Plotting code records:
○ ○ ○ ○ ○

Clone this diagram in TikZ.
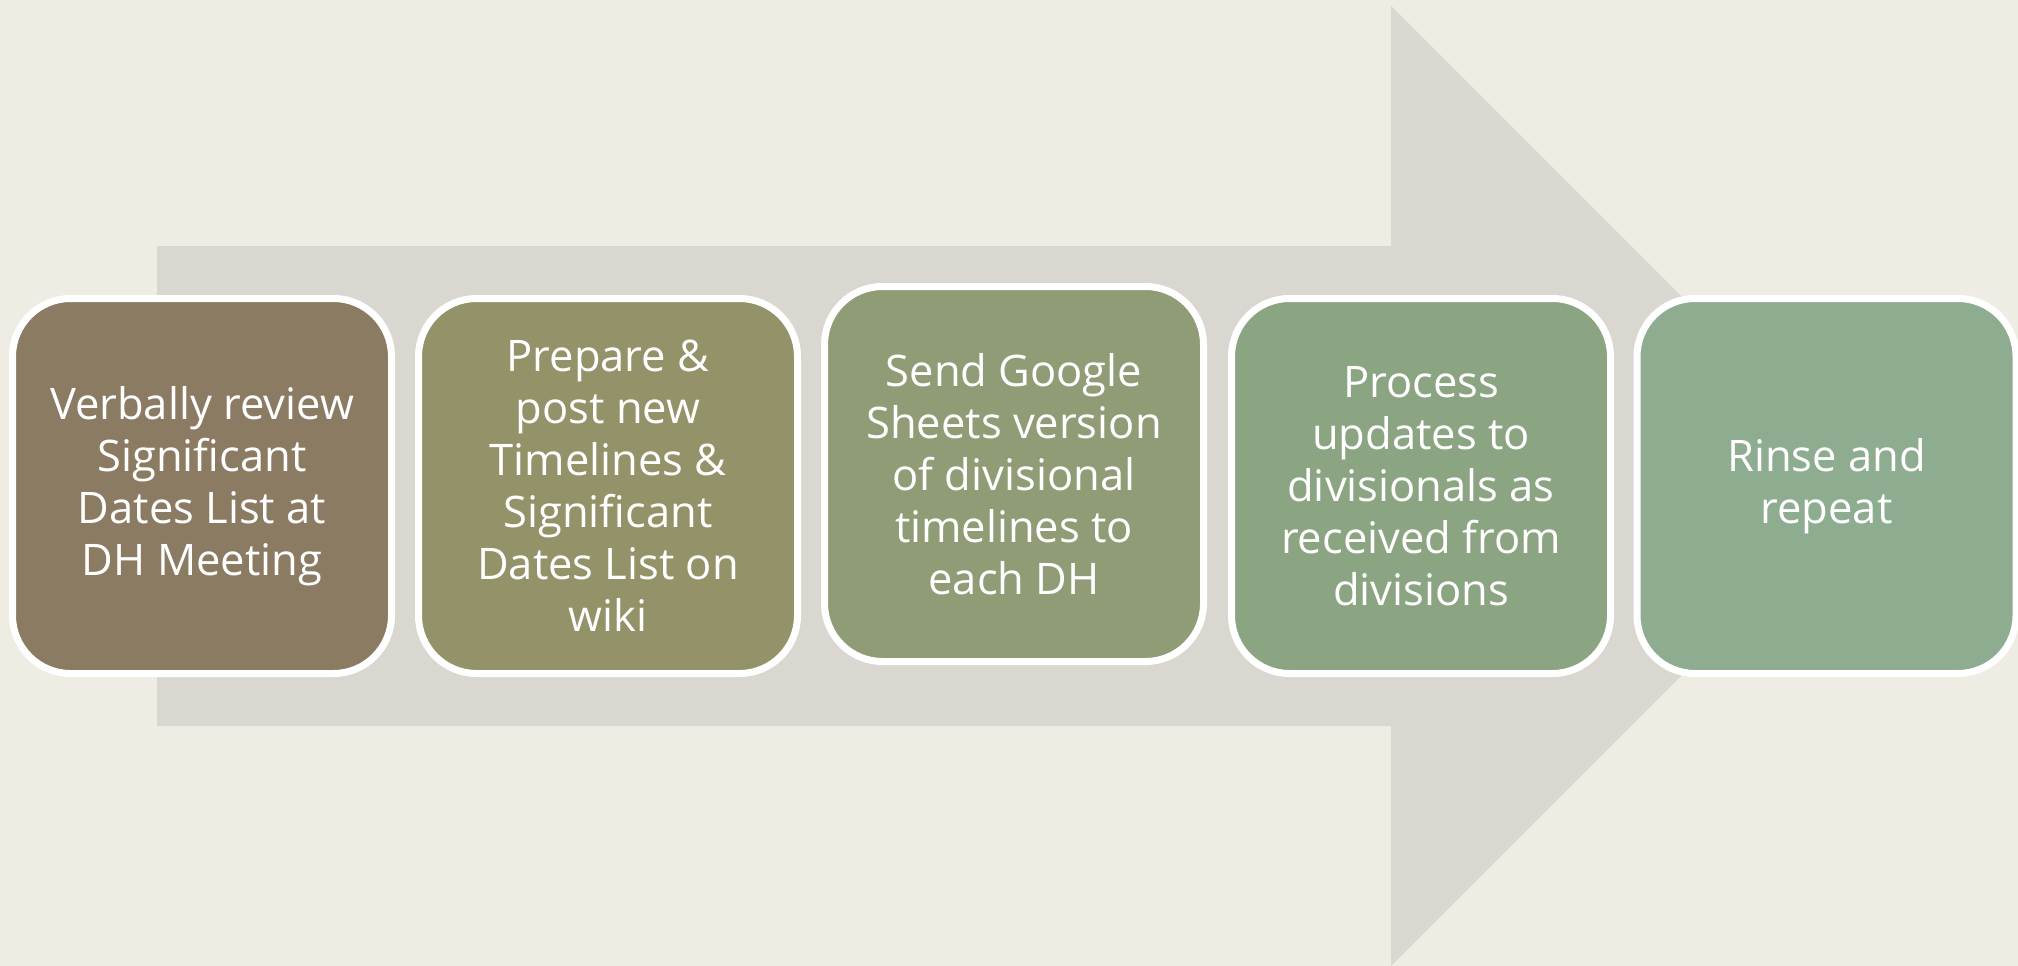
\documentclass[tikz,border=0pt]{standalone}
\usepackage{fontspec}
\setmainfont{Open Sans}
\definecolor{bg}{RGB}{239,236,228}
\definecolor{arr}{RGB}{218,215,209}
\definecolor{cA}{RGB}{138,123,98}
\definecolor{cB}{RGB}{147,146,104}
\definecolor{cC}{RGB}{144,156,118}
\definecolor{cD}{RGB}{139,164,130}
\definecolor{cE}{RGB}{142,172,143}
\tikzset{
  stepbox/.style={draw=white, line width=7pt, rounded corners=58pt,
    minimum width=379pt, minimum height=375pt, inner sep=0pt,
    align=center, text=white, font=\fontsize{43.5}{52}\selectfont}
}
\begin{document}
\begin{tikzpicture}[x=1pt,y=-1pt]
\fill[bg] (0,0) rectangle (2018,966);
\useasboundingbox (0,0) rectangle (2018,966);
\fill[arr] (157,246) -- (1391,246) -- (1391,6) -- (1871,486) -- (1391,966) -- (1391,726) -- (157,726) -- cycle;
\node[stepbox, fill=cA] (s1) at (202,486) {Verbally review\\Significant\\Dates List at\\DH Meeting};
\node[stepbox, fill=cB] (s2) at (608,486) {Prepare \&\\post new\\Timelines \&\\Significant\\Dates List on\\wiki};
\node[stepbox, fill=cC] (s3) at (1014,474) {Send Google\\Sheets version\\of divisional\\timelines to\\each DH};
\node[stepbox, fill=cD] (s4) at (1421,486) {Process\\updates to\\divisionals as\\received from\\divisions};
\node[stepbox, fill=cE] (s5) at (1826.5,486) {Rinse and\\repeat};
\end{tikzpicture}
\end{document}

○ ○ ○ ○ ○

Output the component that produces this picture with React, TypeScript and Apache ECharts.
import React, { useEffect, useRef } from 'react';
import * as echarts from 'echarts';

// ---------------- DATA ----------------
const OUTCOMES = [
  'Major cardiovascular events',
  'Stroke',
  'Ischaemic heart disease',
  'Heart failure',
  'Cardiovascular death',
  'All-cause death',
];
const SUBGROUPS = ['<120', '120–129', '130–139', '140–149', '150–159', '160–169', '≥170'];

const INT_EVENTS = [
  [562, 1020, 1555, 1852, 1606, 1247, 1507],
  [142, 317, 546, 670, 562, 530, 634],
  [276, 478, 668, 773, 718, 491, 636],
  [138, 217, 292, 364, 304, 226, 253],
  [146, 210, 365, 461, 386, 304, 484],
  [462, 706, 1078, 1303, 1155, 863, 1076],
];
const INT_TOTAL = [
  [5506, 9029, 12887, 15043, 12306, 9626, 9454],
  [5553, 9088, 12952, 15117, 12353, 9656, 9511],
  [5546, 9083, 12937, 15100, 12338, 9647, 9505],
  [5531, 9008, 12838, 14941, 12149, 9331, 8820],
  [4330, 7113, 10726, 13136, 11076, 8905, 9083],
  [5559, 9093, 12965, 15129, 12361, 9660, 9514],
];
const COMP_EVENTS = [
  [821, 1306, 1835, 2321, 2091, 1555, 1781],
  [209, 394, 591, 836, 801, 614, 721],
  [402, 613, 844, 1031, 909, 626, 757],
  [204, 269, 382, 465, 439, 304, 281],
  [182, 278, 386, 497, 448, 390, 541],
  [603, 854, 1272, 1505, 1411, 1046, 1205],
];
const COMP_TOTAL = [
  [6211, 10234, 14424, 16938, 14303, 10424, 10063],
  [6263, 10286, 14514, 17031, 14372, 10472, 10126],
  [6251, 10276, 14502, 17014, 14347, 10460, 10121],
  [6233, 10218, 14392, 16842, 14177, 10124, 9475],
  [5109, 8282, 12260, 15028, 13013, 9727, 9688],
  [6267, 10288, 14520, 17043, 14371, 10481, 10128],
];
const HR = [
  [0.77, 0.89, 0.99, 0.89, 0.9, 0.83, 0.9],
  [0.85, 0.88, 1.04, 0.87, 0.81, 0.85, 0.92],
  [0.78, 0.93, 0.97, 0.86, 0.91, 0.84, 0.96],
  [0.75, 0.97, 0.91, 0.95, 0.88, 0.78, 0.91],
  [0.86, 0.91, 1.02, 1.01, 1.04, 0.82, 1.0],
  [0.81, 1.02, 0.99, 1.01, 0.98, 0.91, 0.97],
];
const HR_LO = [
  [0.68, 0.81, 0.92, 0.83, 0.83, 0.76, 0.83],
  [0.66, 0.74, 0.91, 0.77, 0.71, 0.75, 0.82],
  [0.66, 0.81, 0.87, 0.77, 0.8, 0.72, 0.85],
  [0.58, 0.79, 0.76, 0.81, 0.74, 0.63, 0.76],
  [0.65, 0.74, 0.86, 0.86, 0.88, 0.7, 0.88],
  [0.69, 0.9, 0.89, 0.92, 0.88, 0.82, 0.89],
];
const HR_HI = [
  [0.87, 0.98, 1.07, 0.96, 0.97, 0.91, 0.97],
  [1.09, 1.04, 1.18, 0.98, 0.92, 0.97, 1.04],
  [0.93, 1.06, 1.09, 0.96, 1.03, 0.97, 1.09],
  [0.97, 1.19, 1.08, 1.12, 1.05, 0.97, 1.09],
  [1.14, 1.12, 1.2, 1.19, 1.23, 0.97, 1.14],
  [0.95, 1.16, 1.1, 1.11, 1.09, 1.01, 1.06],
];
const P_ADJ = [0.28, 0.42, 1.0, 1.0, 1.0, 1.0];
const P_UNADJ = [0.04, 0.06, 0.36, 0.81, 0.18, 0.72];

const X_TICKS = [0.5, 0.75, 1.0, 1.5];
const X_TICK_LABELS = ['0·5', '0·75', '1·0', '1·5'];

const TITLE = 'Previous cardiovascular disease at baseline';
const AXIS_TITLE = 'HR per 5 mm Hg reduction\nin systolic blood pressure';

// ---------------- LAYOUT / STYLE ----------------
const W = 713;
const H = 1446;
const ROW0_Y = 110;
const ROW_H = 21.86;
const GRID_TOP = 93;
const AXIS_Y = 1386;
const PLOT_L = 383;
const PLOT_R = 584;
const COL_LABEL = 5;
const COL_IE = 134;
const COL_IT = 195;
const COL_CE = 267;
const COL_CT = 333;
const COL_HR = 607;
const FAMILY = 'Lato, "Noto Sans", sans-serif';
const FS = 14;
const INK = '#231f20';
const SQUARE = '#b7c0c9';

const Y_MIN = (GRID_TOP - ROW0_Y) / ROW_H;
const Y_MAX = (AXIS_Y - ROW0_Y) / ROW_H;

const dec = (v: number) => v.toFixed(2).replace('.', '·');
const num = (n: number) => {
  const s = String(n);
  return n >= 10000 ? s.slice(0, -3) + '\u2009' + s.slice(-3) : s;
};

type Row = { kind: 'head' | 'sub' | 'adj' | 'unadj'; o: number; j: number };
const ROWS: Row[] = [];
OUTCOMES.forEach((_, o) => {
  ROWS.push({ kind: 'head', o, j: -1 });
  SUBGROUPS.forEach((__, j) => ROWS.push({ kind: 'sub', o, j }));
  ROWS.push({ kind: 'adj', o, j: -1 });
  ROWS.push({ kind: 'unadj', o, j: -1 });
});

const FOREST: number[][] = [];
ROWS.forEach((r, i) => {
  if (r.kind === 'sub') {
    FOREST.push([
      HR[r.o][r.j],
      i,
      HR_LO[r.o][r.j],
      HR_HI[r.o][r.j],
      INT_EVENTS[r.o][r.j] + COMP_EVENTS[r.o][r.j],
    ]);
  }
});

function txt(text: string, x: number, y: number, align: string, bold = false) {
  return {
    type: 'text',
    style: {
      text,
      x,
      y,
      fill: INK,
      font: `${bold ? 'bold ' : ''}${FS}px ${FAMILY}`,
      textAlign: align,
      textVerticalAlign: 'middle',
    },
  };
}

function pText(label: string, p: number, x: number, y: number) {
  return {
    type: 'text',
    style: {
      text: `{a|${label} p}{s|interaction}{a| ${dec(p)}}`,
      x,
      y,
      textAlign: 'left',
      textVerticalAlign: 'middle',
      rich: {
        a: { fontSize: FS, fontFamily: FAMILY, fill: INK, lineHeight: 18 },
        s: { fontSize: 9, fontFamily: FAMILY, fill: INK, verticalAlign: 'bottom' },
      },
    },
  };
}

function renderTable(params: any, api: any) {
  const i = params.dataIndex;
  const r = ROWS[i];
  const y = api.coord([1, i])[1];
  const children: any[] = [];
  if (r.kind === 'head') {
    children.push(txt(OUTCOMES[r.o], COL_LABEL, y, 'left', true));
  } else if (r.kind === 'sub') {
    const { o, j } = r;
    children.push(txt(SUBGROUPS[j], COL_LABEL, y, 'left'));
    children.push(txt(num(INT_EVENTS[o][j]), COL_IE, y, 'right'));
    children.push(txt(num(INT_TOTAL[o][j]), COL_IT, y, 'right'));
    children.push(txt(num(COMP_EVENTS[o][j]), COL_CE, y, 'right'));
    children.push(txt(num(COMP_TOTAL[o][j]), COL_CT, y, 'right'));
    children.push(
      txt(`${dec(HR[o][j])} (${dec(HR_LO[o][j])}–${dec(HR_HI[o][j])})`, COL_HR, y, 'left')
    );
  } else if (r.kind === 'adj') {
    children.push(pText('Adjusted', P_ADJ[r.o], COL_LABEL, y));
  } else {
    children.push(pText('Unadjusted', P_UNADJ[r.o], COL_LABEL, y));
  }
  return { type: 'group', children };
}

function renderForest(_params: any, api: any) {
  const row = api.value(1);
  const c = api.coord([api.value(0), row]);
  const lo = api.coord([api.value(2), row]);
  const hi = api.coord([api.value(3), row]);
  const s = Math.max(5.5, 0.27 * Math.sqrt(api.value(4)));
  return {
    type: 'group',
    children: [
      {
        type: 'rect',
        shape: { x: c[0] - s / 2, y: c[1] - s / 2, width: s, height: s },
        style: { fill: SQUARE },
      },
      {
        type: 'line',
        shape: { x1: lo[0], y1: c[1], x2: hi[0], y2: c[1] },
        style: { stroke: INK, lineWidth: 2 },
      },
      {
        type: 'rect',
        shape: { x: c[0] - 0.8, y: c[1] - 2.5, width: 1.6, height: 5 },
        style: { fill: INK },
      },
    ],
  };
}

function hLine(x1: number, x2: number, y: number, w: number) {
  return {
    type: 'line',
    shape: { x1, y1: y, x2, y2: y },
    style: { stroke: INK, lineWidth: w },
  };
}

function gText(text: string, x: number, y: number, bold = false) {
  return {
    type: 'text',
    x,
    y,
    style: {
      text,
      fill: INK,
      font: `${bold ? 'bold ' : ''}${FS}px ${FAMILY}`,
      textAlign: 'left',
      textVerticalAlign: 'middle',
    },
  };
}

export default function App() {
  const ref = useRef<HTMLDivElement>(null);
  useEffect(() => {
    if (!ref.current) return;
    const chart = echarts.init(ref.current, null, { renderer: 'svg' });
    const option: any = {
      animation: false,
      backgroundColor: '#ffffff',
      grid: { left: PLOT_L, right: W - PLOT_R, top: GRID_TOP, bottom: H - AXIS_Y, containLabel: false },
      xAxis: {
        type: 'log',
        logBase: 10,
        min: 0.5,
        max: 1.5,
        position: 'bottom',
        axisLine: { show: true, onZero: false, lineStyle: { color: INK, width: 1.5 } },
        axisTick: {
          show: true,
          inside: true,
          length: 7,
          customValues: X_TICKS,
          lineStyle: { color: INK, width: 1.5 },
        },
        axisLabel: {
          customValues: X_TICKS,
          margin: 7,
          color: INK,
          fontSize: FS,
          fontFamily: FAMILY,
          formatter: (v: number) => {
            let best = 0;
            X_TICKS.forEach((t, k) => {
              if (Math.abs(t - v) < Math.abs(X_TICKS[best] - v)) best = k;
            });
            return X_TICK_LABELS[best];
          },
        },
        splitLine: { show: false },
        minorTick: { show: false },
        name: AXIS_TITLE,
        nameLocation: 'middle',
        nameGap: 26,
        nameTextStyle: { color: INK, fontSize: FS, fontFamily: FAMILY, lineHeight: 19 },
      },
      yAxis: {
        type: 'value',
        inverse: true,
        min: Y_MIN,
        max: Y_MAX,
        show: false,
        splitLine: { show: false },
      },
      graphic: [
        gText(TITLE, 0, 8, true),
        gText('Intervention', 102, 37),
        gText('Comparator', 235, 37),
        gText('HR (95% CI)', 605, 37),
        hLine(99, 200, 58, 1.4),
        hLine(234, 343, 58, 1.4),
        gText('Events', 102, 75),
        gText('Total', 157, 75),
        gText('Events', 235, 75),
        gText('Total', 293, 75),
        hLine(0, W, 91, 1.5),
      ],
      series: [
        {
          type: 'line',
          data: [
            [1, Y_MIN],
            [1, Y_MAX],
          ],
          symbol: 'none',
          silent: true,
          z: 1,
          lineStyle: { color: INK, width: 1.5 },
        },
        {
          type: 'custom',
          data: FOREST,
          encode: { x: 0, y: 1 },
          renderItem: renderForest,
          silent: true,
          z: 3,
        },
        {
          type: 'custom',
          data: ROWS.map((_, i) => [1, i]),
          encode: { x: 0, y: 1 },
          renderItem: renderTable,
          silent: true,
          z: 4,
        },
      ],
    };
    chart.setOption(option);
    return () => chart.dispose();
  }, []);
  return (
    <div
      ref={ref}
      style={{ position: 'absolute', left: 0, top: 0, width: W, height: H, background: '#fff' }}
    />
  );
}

○ ○ ○ ○ ○

__Directive__
Copy out each line of the listing that holds "React".

__Right answer__
Output the component that produces this picture with React, TypeScript and Apache ECharts.
import React, { useEffect, useRef } from 'react';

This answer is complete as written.